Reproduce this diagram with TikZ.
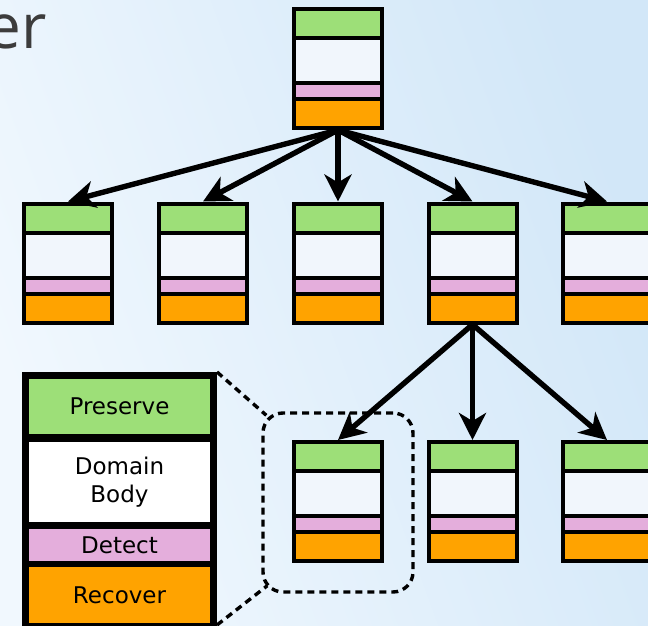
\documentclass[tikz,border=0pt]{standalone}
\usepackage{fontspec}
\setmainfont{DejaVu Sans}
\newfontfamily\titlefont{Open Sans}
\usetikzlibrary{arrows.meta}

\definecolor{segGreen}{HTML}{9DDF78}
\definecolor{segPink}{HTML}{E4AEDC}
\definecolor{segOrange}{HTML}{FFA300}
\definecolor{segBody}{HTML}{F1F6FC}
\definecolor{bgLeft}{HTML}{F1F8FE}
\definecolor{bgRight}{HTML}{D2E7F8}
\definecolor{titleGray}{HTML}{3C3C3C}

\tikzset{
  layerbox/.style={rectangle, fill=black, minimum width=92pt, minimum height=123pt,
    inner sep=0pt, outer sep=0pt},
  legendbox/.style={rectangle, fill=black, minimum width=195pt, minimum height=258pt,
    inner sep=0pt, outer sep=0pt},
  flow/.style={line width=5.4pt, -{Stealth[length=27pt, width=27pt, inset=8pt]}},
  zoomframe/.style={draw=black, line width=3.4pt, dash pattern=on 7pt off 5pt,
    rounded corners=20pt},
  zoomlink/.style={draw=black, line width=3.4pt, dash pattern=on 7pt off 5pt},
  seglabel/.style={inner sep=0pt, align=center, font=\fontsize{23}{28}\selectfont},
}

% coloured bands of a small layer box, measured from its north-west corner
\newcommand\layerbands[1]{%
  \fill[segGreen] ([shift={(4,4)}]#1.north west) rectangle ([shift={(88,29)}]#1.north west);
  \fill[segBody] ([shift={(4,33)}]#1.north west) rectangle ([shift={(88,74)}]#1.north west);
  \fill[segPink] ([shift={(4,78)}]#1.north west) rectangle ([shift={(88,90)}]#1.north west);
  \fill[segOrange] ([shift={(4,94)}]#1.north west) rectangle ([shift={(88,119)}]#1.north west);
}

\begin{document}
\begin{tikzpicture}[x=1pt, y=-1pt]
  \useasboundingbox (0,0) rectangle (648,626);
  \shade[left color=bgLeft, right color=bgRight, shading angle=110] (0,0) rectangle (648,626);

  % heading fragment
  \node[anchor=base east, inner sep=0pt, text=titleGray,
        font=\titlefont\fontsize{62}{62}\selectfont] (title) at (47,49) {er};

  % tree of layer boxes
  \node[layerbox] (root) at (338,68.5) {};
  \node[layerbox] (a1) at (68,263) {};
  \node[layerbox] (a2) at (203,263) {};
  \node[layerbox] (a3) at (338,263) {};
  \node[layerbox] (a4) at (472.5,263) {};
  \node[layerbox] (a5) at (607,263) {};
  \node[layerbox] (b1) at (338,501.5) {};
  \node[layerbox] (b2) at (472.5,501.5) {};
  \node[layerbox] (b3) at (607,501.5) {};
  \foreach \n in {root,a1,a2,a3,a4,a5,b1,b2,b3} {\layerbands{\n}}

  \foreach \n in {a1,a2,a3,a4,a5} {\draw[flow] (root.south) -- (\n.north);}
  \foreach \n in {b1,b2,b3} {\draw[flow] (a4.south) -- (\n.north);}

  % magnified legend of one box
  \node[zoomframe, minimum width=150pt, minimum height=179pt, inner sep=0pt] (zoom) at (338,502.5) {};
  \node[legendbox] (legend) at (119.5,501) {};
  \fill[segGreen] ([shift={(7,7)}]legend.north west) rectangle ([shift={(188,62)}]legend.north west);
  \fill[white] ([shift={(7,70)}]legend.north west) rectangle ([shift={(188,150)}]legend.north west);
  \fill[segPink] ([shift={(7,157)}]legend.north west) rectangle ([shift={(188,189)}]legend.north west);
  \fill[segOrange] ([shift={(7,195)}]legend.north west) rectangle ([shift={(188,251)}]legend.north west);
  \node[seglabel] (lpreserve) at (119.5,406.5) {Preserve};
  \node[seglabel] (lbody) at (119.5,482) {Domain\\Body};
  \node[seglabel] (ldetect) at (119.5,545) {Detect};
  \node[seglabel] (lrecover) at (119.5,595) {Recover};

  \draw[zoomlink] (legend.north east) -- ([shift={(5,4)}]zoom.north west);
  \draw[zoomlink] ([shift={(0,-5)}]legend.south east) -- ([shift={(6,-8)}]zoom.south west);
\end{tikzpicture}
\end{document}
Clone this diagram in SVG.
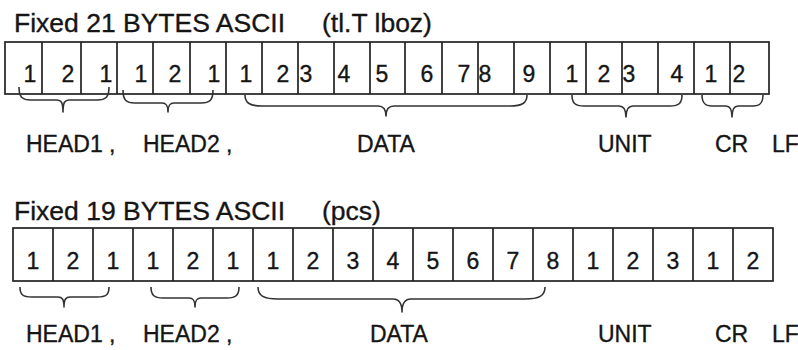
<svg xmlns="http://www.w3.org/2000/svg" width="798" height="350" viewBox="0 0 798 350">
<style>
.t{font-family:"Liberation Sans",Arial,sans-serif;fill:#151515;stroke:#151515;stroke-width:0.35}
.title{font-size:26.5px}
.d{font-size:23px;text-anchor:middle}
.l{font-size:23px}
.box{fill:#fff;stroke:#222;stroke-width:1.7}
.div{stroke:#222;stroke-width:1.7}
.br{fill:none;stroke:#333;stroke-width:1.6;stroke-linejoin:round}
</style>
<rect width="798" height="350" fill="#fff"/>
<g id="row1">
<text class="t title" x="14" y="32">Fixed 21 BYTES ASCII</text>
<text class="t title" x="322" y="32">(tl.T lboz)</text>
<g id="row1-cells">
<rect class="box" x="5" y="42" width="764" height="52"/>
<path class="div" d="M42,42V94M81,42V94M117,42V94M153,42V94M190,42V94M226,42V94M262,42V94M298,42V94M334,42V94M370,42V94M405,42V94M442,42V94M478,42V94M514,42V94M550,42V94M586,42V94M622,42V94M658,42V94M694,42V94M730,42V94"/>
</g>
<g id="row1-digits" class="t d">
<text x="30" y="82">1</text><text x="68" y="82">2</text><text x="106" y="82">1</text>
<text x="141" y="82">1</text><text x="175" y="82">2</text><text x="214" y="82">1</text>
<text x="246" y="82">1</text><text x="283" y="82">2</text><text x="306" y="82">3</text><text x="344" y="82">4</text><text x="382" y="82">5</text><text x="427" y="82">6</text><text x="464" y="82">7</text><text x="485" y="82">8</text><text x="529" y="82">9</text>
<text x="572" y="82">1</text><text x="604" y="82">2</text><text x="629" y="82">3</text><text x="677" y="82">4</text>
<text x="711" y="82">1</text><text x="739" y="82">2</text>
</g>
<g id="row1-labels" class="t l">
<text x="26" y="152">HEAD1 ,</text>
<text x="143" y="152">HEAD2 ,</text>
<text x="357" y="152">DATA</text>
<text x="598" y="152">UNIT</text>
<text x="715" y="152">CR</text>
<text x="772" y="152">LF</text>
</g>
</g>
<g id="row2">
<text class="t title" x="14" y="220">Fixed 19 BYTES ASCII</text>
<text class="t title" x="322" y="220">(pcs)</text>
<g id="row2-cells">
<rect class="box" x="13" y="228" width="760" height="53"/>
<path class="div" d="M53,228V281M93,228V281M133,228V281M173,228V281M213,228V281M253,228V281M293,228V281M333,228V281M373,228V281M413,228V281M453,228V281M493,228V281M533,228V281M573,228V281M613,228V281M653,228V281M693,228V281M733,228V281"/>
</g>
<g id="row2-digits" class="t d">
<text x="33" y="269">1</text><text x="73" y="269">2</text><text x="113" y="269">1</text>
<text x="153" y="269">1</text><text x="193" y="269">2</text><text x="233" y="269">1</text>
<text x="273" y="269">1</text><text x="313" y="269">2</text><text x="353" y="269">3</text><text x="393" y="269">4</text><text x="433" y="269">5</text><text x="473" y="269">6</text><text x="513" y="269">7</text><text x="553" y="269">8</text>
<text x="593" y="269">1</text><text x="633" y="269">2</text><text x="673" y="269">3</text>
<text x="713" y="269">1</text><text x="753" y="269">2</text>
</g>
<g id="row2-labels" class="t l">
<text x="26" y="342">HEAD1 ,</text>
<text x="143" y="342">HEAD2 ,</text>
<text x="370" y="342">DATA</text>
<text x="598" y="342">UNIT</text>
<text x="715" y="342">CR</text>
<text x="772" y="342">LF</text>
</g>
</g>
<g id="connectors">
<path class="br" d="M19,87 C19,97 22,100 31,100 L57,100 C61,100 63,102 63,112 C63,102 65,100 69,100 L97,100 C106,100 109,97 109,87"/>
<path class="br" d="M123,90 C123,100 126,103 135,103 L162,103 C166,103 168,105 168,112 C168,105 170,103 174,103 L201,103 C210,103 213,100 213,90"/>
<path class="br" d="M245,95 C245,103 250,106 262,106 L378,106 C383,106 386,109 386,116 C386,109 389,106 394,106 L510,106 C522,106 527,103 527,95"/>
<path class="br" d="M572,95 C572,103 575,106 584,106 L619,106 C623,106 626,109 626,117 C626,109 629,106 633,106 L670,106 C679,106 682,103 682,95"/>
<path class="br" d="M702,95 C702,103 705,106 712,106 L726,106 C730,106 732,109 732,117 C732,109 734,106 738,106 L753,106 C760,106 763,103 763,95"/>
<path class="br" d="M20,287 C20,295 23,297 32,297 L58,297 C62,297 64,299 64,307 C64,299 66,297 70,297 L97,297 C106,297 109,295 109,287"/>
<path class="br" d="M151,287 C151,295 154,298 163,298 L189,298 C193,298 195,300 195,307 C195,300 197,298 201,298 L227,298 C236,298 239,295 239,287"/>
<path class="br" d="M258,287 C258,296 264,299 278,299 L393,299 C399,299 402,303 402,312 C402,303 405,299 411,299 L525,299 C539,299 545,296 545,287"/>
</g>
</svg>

Work instructions: Of the lines in this listing, how many contain "diagram"? Reply with the number and nothing more.

Task output: 2